Sudjic makes the point, salient here, that failed and crazy leaders really love architecture: "Building is the means by which the egotism of the individual is expressed in its most naked form -- the Edifice Complex," he writes.

An excerpt from his piece:

It is uncomfortable, to say the least, for architecture enthusiasts -- and I'm certainly one -- to find that Hitler chose as his companions for his only visit to Paris, not the army high command, or party leadership, but two architects, Albert Speer and Hermann Giesler, as well as Arno Breker, the Nazi sculptor-in-chief. It was as if George W Bush were to tour Baghdad with Frank Gehry and Jeff Koons. And Hitler's hours spent with Speer and their 100ft-long model of the Berlin that they wanted to build are certainly enough to make you reconsider the apparently innocent charm of the architectural model.

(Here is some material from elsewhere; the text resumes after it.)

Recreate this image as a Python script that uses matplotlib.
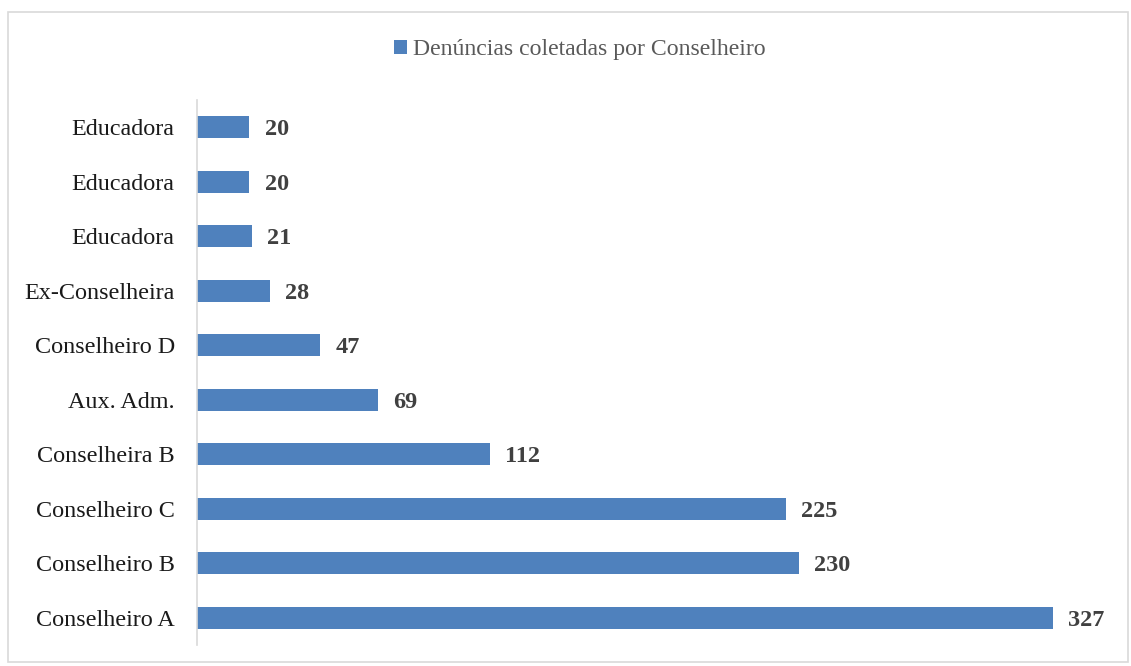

Hitler's trip to Paris is captured in one of the 20th century's most unforgettable photographs, taken on the steps of Les Invalides. Hitler is in the centre, of course, wearing a long white overcoat. Everybody else is dressed from head to foot in black, an eerie precursor of the universal taste for Comme des Garcons suits among architects in the early years of the 21st century. Here is the leader surrounded by his acolytes, the great architect ready to redesign the world.

The Morning News editorial page's notion that this president's library can be some kind of high-minded forum is a pathetic self-delusion, an ugly joke and a monstrous lie. What Dallas and SMU will get from George W. will be a huge neon phallus, lit by lasers, intended to deflect attention from what history is about to do to his real one. And to us.